Nov 5, 2018, 6:05 AM | Updated: 6:06 am
(AP)
So many pixels have been spilled observing that, as the 2018 campaign wraps up, America is more divided than ever. So what exactly does that mean?
Does it mean Americans are severing friendships over the wording of the 14th Amendment? Are you selling your house because there’s a Trump sign in the neighbor’s yard?
Or does it simply mean we hold different opinions on a bunch of issues, such that you vote one way, and I vote another? Can’t it just mean we will never agree on who to vote for, or which cable channel to watch, but we can still discuss these things over dinner, without someone upending the table and storming out?
Because if that’s all it is, then I’m not too worried. Americans are always going to be divided politically as long as we have hotly-contested elections where people vigorously disagree about who should be in charge.

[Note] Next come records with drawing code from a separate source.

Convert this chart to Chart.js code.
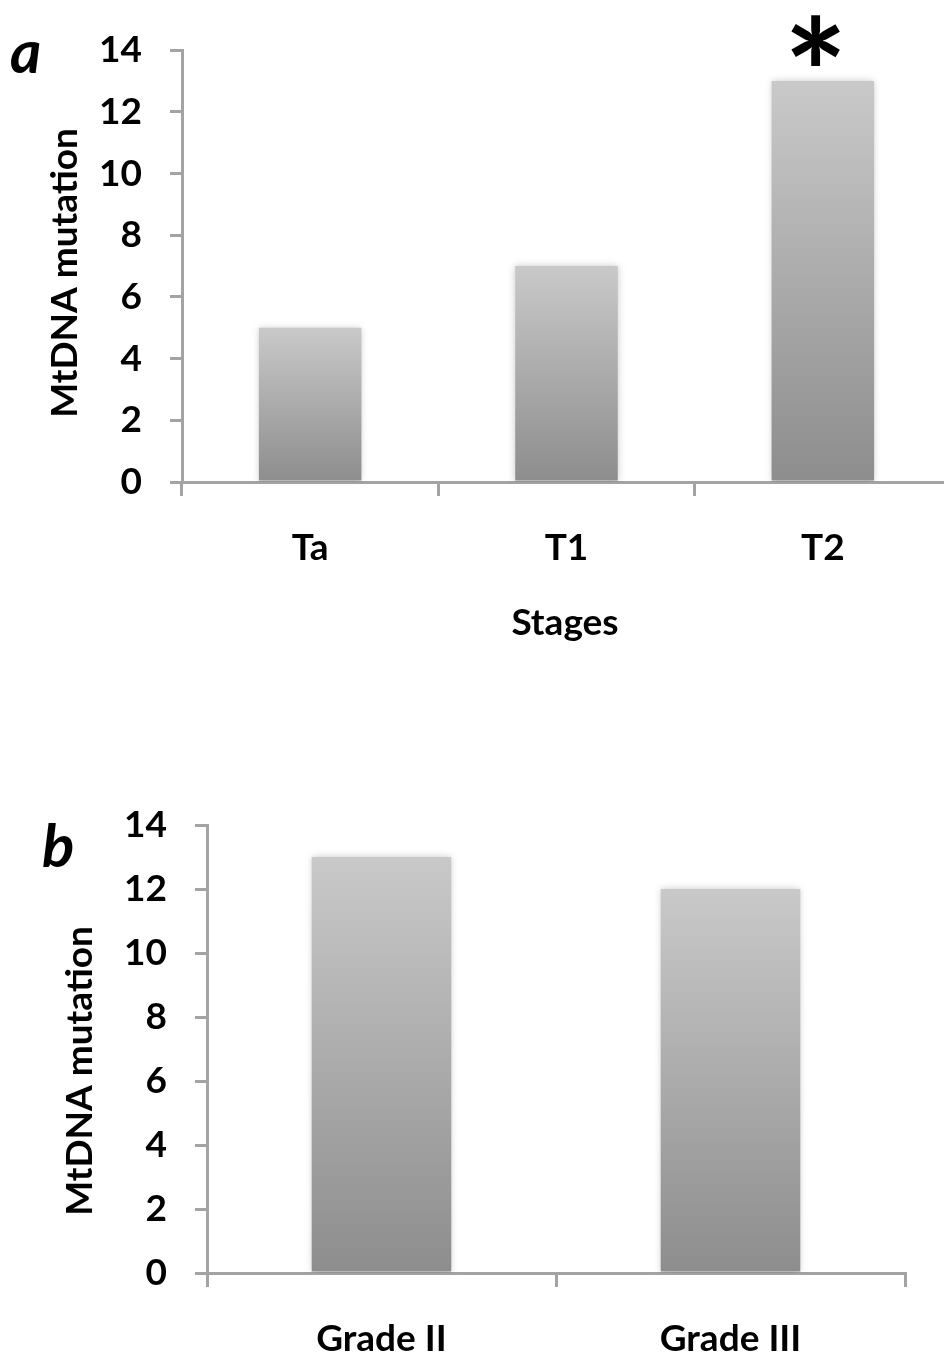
<!DOCTYPE html>
<html lang="en">
<head>
    <meta charset="UTF-8">
    <title>MtDNA mutation by stage and grade</title>
    <script src="https://cdn.jsdelivr.net/npm/chart.js"></script>
    <style>
        html, body {
            margin: 0;
            padding: 0;
            background: #fff;
            overflow: hidden;
            width: 944px;
            height: 1361px;
        }
        .panel {
            position: absolute;
            left: 0;
        }
        #panelA { top: 0; width: 960px; height: 700px; }
        #panelB { top: 700px; width: 944px; height: 661px; }
    </style>
</head>
<body>

    <div class="panel" id="panelA"><canvas id="chartA"></canvas></div>
    <div class="panel" id="panelB"><canvas id="chartB"></canvas></div>

    <script>
        // chart data
        const stages = ['Ta', 'T1', 'T2'];
        const stageMutations = [5, 7, 13];
        const grades = ['Grade II', 'Grade III'];
        const gradeMutations = [13, 12];
        const yTicks = [0, 2, 4, 6, 8, 10, 12, 14];
        const yTitle = 'MtDNA mutation';

        const FONT = 'Lato, "Open Sans", sans-serif';
        const AXIS_GREY = '#a3a3a3';

        // gradient for each bar, light at the top and dark at the base
        function barGradient(context) {
            const chart = context.chart;
            const y = chart.scales.y;
            if (!y || context.raw === undefined) return '#aaa';
            const top = y.getPixelForValue(context.raw);
            const bottom = y.getPixelForValue(0);
            if (!isFinite(top) || !isFinite(bottom)) return '#aaa';
            const g = chart.ctx.createLinearGradient(0, top, 0, bottom);
            g.addColorStop(0, '#c9c9c9');
            g.addColorStop(1, '#8d8d8d');
            return g;
        }

        // soft shadow around the bars
        const barShadow = {
            id: 'barShadow',
            beforeDatasetsDraw(chart) {
                const ctx = chart.ctx;
                ctx.save();
                ctx.shadowColor = 'rgba(0,0,0,0.22)';
                ctx.shadowBlur = 7;
            },
            afterDatasetsDraw(chart) {
                chart.ctx.restore();
            }
        };

        // panel letter, y title, x title and significance star
        const extraText = {
            id: 'extraText',
            afterDraw(chart, args, o) {
                const ctx = chart.ctx;
                ctx.save();
                ctx.fillStyle = '#000';

                // panel letter
                ctx.font = 'italic bold 60px ' + FONT;
                ctx.textAlign = 'left';
                ctx.textBaseline = 'alphabetic';
                ctx.fillText(o.letter, o.letterX, o.letterY);

                // y axis title
                ctx.save();
                ctx.translate(o.yTitleX, o.yTitleY);
                ctx.rotate(-Math.PI / 2);
                ctx.font = 'bold 37px ' + FONT;
                ctx.textAlign = 'center';
                ctx.textBaseline = 'middle';
                ctx.fillText(yTitle, 0, 0);
                ctx.restore();

                // x axis title
                if (o.xTitle) {
                    ctx.font = 'bold 37px ' + FONT;
                    ctx.textAlign = 'center';
                    ctx.textBaseline = 'middle';
                    ctx.fillText(o.xTitle, o.xTitleX, o.xTitleY);
                }

                // star above a bar, glyph box centred on (bar.x, bar.y - 41)
                if (o.starIndex !== undefined) {
                    const bar = chart.getDatasetMeta(0).data[o.starIndex];
                    ctx.font = 'bold 150px ' + FONT;
                    ctx.textAlign = 'left';
                    ctx.textBaseline = 'alphabetic';
                    const m = ctx.measureText('*');
                    const left = m.actualBoundingBoxLeft, right = m.actualBoundingBoxRight;
                    const asc = m.actualBoundingBoxAscent, desc = m.actualBoundingBoxDescent;
                    const gx = bar.x - (right - left) / 2 + left;
                    const gy = bar.y - 41 + (asc - desc) / 2;
                    ctx.fillText('*', gx, gy);
                }
                ctx.restore();
            }
        };

        function makeChart(id, labels, values, cfg) {
            const ctx = document.getElementById(id).getContext('2d');
            return new Chart(ctx, {
                type: 'bar',
                data: {
                    labels: labels,
                    datasets: [{
                        data: values,
                        backgroundColor: barGradient,
                        borderWidth: 0,
                        barPercentage: 0.4,
                        categoryPercentage: 1
                    }]
                },
                options: {
                    responsive: true,
                    maintainAspectRatio: false,
                    animation: false,
                    devicePixelRatio: 1,
                    layout: {
                        padding: cfg.padding
                    },
                    plugins: {
                        legend: { display: false },
                        tooltip: { enabled: false },
                        extraText: cfg.text
                    },
                    scales: {
                        x: {
                            grid: {
                                offset: true,
                                drawOnChartArea: false,
                                color: AXIS_GREY,
                                lineWidth: 3,
                                tickLength: 14
                            },
                            border: { color: AXIS_GREY, width: 3 },
                            ticks: {
                                color: '#000',
                                padding: 30,
                                font: { family: FONT, size: 37, weight: 'bold' }
                            },
                            afterFit(scale) { scale.height = cfg.xHeight; }
                        },
                        y: {
                            min: yTicks[0],
                            max: yTicks[yTicks.length - 1],
                            afterBuildTicks(scale) {
                                scale.ticks = yTicks.map(v => ({ value: v }));
                            },
                            grid: {
                                drawOnChartArea: false,
                                color: AXIS_GREY,
                                lineWidth: 3,
                                tickLength: 12
                            },
                            border: { color: AXIS_GREY, width: 3 },
                            ticks: {
                                color: '#000',
                                padding: 28,
                                font: { family: FONT, size: 37, weight: 'bold' }
                            },
                            afterFit(scale) { scale.width = cfg.yWidth; }
                        }
                    }
                },
                plugins: [barShadow, extraText]
            });
        }

        makeChart('chartA', stages, stageMutations, {
            padding: { top: 46, left: 0, right: 9, bottom: 0 },
            yWidth: 182,
            xHeight: 700 - 482,
            text: {
                letter: 'a', letterX: 10, letterY: 73,
                yTitleX: 65, yTitleY: 273,
                xTitle: 'Stages', xTitleX: 565, xTitleY: 623,
                starIndex: 2
            }
        });

        makeChart('chartB', grades, gradeMutations, {
            padding: { top: 125, left: 0, right: 39, bottom: 0 },
            yWidth: 207,
            xHeight: 661 - 573,
            text: {
                letter: 'b', letterX: 42, letterY: 167,
                yTitleX: 80, yTitleY: 371
            }
        });
    </script>
</body>
</html>
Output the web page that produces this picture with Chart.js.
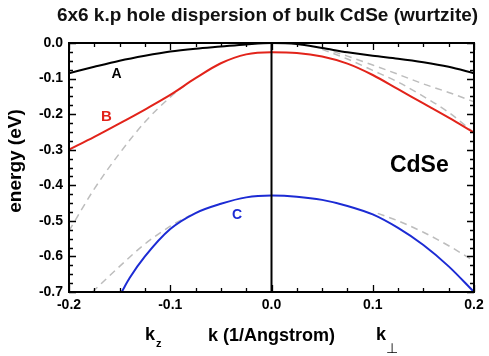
<!DOCTYPE html>
<html><head><meta charset="utf-8">
<style>html,body{margin:0;padding:0;background:#fff}#wrap{width:489px;height:356px}</style>
<script src="https://cdn.jsdelivr.net/npm/chart.js@4"></script>
</head><body><div id="wrap"><canvas id="c" width="489" height="356"></canvas></div>
<script>
// ---- data ----
const kValues = [-0.2,-0.175,-0.15,-0.125,-0.1,-0.075,-0.05,-0.025,0,0.025,0.05,0.075,0.1,0.125,0.15,0.175,0.2];
const bandA = [-0.085,-0.067,-0.050,-0.036,-0.024,-0.016,-0.010,-0.004,0,-0.003,-0.014,-0.026,-0.036,-0.044,-0.054,-0.067,-0.085];
const bandB = [-0.300,-0.264,-0.226,-0.187,-0.146,-0.099,-0.057,-0.032,-0.026,-0.028,-0.038,-0.058,-0.090,-0.130,-0.170,-0.210,-0.252];
const kC = [-0.148,-0.14,-0.125,-0.1,-0.075,-0.05,-0.025,0,0.025,0.05,0.075,0.1,0.125,0.15,0.175,0.2];
const bandC = [-0.700,-0.660,-0.600,-0.523,-0.478,-0.452,-0.434,-0.429,-0.432,-0.441,-0.458,-0.482,-0.520,-0.568,-0.628,-0.700];
const kDashB = [-0.2,-0.175,-0.15,-0.125,-0.1,-0.085];
const dashB = [-0.528,-0.410,-0.310,-0.222,-0.152,-0.117];
const kDashC = [-0.177,-0.15,-0.125,-0.1,-0.08];
const dashC = [-0.700,-0.628,-0.565,-0.515,-0.484];
const kDashPerp = [0.05,0.075,0.1,0.125,0.15,0.175,0.2];
const dashPerp1 = [-0.014,-0.037,-0.062,-0.088,-0.115,-0.139,-0.165];
const dashPerp2 = [-0.018,-0.045,-0.077,-0.110,-0.150,-0.195,-0.252];
const kDashCPerp = [0.105,0.125,0.15,0.175,0.2];
const dashCPerp = [-0.479,-0.500,-0.532,-0.570,-0.613];
const xTickValues = [-0.2,-0.1,0,0.1,0.2];
const xTickLabels = ['-0.2','-0.1','0.0','0.1','0.2'];
const yTickValues = [0,-0.1,-0.2,-0.3,-0.4,-0.5,-0.6,-0.7];
const yTickLabels = ['0.0','-0.1','-0.2','-0.3','-0.4','-0.5','-0.6','-0.7'];
const bandLabels = [
  {text:'A', k:-0.153, e:-0.088, color:'#000000', size:14},
  {text:'B', k:-0.163, e:-0.208, color:'#e2231a', size:15},
  {text:'C', k:-0.034, e:-0.483, color:'#1c2bd4', size:14},
  {text:'CdSe', k:0.146, e:-0.346, color:'#000000', size:23}
];
const titleText = '6x6 k.p hole dispersion of bulk CdSe (wurtzite)';
const xTitle = 'k (1/Angstrom)';
const yTitle = 'energy (eV)';

const RED = '#e2231a', BLUE = '#1c2bd4', GREY = '#bdbdbd';
const pts = (ks, es) => ks.map((k,i)=>({x:k, y:es[i]}));
const FONT = "'Liberation Sans', Arial, sans-serif";

const frame = {
  id:'frame',
  afterDatasetsDraw(chart){
    const {ctx, chartArea:a, scales:{x, y}} = chart;
    ctx.save();
    ctx.strokeStyle = '#000';
    // zero line
    ctx.lineWidth = 2;
    const x0 = x.getPixelForValue(0);
    ctx.beginPath(); ctx.moveTo(x0, a.top); ctx.lineTo(x0, a.bottom); ctx.stroke();
    // inward ticks
    ctx.lineWidth = 1.3;
    for (let i=0;i<=16;i++){
      const v = -0.2 + i*0.025;
      const px = Math.round(x.getPixelForValue(v))+0.5;
      const L = (i%4===0)?7:4;
      ctx.beginPath();
      ctx.moveTo(px, a.bottom); ctx.lineTo(px, a.bottom-L);
      ctx.moveTo(px, a.top); ctx.lineTo(px, a.top+L);
      ctx.stroke();
    }
    for (let i=0;i<=28;i++){
      const v = -i*0.025;
      const py = Math.round(y.getPixelForValue(v))+0.5;
      const L = (i%4===0)?7:4;
      ctx.beginPath();
      ctx.moveTo(a.left, py); ctx.lineTo(a.left+L, py);
      ctx.moveTo(a.right, py); ctx.lineTo(a.right-L, py);
      ctx.stroke();
    }
    ctx.lineWidth = 2;
    ctx.strokeRect(a.left, a.top, a.right-a.left, a.bottom-a.top);
    // in-plot labels
    ctx.textAlign = 'center'; ctx.textBaseline = 'middle';
    bandLabels.forEach(l=>{
      ctx.fillStyle = l.color;
      ctx.font = 'bold '+l.size+'px '+FONT;
      ctx.fillText(l.text, x.getPixelForValue(l.k), y.getPixelForValue(l.e));
    });
    // chart title
    ctx.fillStyle = '#111';
    ctx.font = 'bold 19px '+FONT;
    ctx.fillText(titleText, 267.5, 16);
    // y-axis title
    ctx.save();
    ctx.translate(16, 161);
    ctx.rotate(-Math.PI/2);
    ctx.fillStyle = '#000';
    ctx.font = 'bold 19px '+FONT;
    ctx.fillText(yTitle, 0, 0);
    ctx.restore();
    // k_z and k_perp
    ctx.fillStyle = '#000';
    ctx.textAlign = 'left'; ctx.textBaseline = 'alphabetic';
    ctx.font = 'bold 18px '+FONT;
    ctx.fillText('k', 145, 340);
    ctx.fillText('k', 376, 340);
    ctx.font = 'bold 11px '+FONT;
    ctx.fillText('z', 156, 347);
    ctx.font = '14px "DejaVu Sans"';
    ctx.fillText('⊥', 386, 353);
    ctx.restore();
  }
};

new Chart(document.getElementById('c'), {
  type:'line',
  data:{datasets:[
    {data:pts(kValues,bandA), borderColor:'#000', borderWidth:2, order:0},
    {data:pts(kValues,bandB), borderColor:RED, borderWidth:2, order:0},
    {data:pts(kC,bandC), borderColor:BLUE, borderWidth:2, order:0},
    {data:pts(kDashB,dashB), borderColor:GREY, borderWidth:1.5, borderDash:[7,5], order:1},
    {data:pts(kDashC,dashC), borderColor:GREY, borderWidth:1.5, borderDash:[7,5], order:1},
    {data:pts(kDashPerp,dashPerp1), borderColor:GREY, borderWidth:1.5, borderDash:[7,5], order:1},
    {data:pts(kDashPerp,dashPerp2), borderColor:GREY, borderWidth:1.5, borderDash:[7,5], order:1},
    {data:pts(kDashCPerp,dashCPerp), borderColor:GREY, borderWidth:1.5, borderDash:[7,5], order:1}
  ]},
  options:{
    responsive:false, animation:false, devicePixelRatio:1,
    elements:{point:{radius:0}, line:{cubicInterpolationMode:'monotone', fill:false}},
    layout:{padding:{left:0,right:15,top:43,bottom:0}},
    plugins:{
      legend:{display:false}, tooltip:{enabled:false}, title:{display:false}
    },
    scales:{
      x:{type:'linear', min:-0.2, max:0.2,
        afterBuildTicks:s=>{s.ticks = xTickValues.map(v=>({value:v}));},
        afterFit:s=>{s.height = 64;},
        grid:{display:false, drawTicks:false}, border:{display:false},
        ticks:{color:'#000', padding:5, maxRotation:0, autoSkip:false, font:{family:FONT,size:14,weight:'bold'},
          callback:(v,i)=>xTickLabels[i]},
        title:{display:true, text:xTitle, color:'#000', font:{family:FONT,size:18,weight:'bold'}, padding:{top:0,bottom:9}}
      },
      y:{type:'linear', min:-0.7, max:0,
        afterBuildTicks:s=>{s.ticks = yTickValues.map(v=>({value:v}));},
        afterFit:s=>{s.width = 69;},
        grid:{display:false, drawTicks:false}, border:{display:false},
        ticks:{color:'#000', padding:6, font:{family:FONT,size:14,weight:'bold'},
          callback:(v,i)=>yTickLabels[i]}
      }
    }
  },
  plugins:[frame]
});
</script></body></html>
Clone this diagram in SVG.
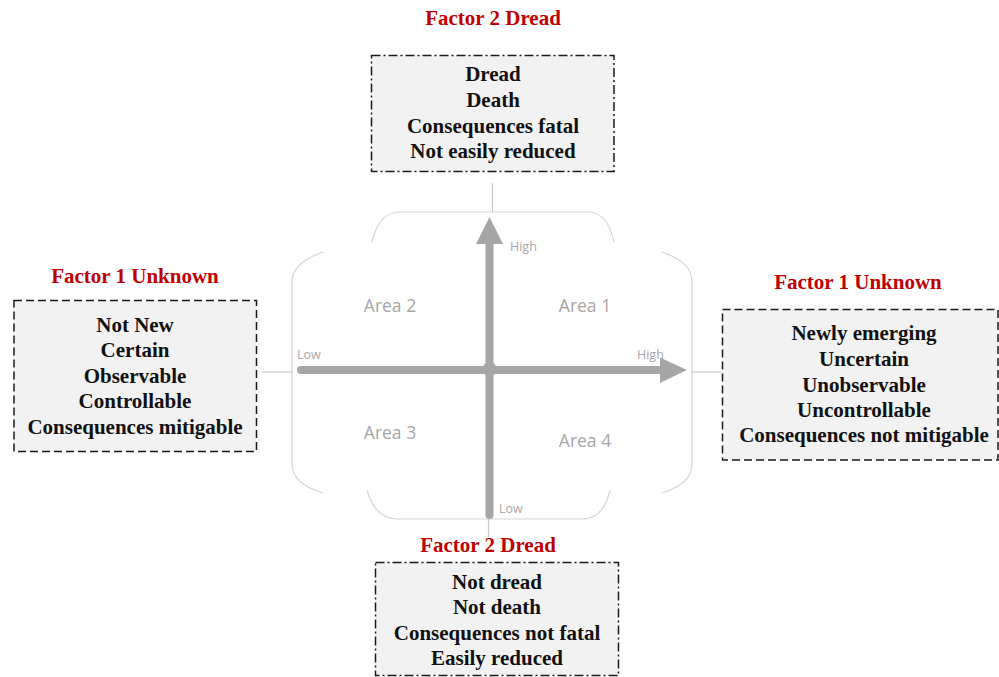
<svg xmlns="http://www.w3.org/2000/svg" width="999" height="677" viewBox="0 0 999 677">
<style>
.title{font-family:"Liberation Serif","Times New Roman",serif;font-weight:bold;font-size:21px;fill:#c00000;text-anchor:middle}
.item{font-family:"Liberation Serif","Times New Roman",serif;font-weight:bold;font-size:21px;fill:#111;text-anchor:middle}
.area{font-family:"Open Sans",sans-serif;font-size:17.5px;fill:#a6a6a6;text-anchor:middle}
.axl{font-family:"Open Sans",sans-serif;font-size:12.5px;fill:#a6a6a6}
.dash{fill:#f2f2f2;stroke:#1a1a1a;stroke-width:1.5;stroke-dasharray:8 4}
.dashdot{fill:#f2f2f2;stroke:#1a1a1a;stroke-width:1.5;stroke-dasharray:9 3 2 3}
.frame{fill:none;stroke:#d6d6d6;stroke-width:1.2}
.conn{fill:none;stroke:#c8c8c8;stroke-width:1.2}
.axis{fill:none;stroke:#a6a6a6;stroke-width:8;stroke-linecap:round}
</style>
<g id="frame">
<path class="frame" d="M372,242 C376,224 385,212 400,212 L588,212 C602,212 610,224 614,242"/>
<path class="frame" d="M323,252 C303,259 292,268 292,282 L292,464 C292,478 303,487 323,493"/>
<path class="frame" d="M367,490 C372,508 382,519 398,519 L582,519 C598,519 606,508 610,490"/>
<path class="frame" d="M662,252 C682,259 692,268 692,282 L692,464 C692,478 682,487 662,493"/>
</g>
<g id="connectors">
<line class="conn" x1="492.5" y1="183" x2="492.5" y2="212"/>
<line class="conn" x1="262" y1="372" x2="292" y2="372"/>
<line class="conn" x1="692" y1="372" x2="722" y2="372"/>
<line class="conn" x1="488.5" y1="519" x2="488.5" y2="537"/>
</g>
<g id="axes">
<line class="axis" x1="301" y1="370" x2="662" y2="370"/>
<polygon points="660,357.5 687,370 660,383" fill="#a6a6a6"/>
<line class="axis" x1="489.5" y1="515" x2="489.5" y2="242"/>
<polygon points="476,244 489.5,217 503,244" fill="#a6a6a6"/>
<circle cx="489.5" cy="369" r="7" fill="#a6a6a6"/>
<text class="axl" x="510" y="251">High</text>
<text class="axl" x="297" y="359">Low</text>
<text class="axl" x="637" y="359">High</text>
<text class="axl" x="499" y="513">Low</text>
</g>
<g id="area1"><text class="area" x="585" y="312">Area 1</text></g>
<g id="area2"><text class="area" x="390" y="312">Area 2</text></g>
<g id="area3"><text class="area" x="390" y="439">Area 3</text></g>
<g id="area4"><text class="area" x="585" y="447">Area 4</text></g>
<g id="top-node">
<text class="title" x="493" y="25">Factor 2 Dread</text>
<rect class="dashdot" x="371.5" y="55.5" width="242.5" height="116"/>
<text class="item" x="493" y="81">Dread</text>
<text class="item" x="493" y="107">Death</text>
<text class="item" x="493" y="132.5">Consequences fatal</text>
<text class="item" x="493" y="158">Not easily reduced</text>
</g>
<g id="left-node">
<text class="title" x="135" y="283">Factor 1 Unknown</text>
<rect class="dash" x="14" y="300.5" width="242.5" height="151"/>
<text class="item" x="135" y="331.5">Not New</text>
<text class="item" x="135" y="357">Certain</text>
<text class="item" x="135" y="382.5">Observable</text>
<text class="item" x="135" y="408">Controllable</text>
<text class="item" x="135" y="433.5">Consequences mitigable</text>
</g>
<g id="right-node">
<text class="title" x="858" y="288.5">Factor 1 Unknown</text>
<rect class="dash" x="722.5" y="309.5" width="275.5" height="150.5"/>
<text class="item" x="864" y="340">Newly emerging</text>
<text class="item" x="864" y="366">Uncertain</text>
<text class="item" x="864" y="391.5">Unobservable</text>
<text class="item" x="864" y="417">Uncontrollable</text>
<text class="item" x="864" y="442">Consequences not mitigable</text>
</g>
<g id="bottom-node">
<text class="title" x="488" y="552">Factor 2 Dread</text>
<rect class="dashdot" x="375.5" y="562.5" width="243" height="113"/>
<text class="item" x="497" y="588.5">Not dread</text>
<text class="item" x="497" y="614">Not death</text>
<text class="item" x="497" y="639.5">Consequences not fatal</text>
<text class="item" x="497" y="665">Easily reduced</text>
</g>
</svg>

And I certainly hope we continue having hotly–contested elections where people vigorously disagree about who should be in charge. Because the only nation I can recall visiting where everyone I talked to seemed to be in complete agreement about who should be in charge was Cuba — where most of the books seemed to be written either by Fidel Castro or Che Guevara and there was no internet access. Though, I hear the government has now granted some internet access so it can “put the content of the revolution online.” Which sounds gripping.
But hey, everybody there is on the same page. Because they know what happens if they’re not.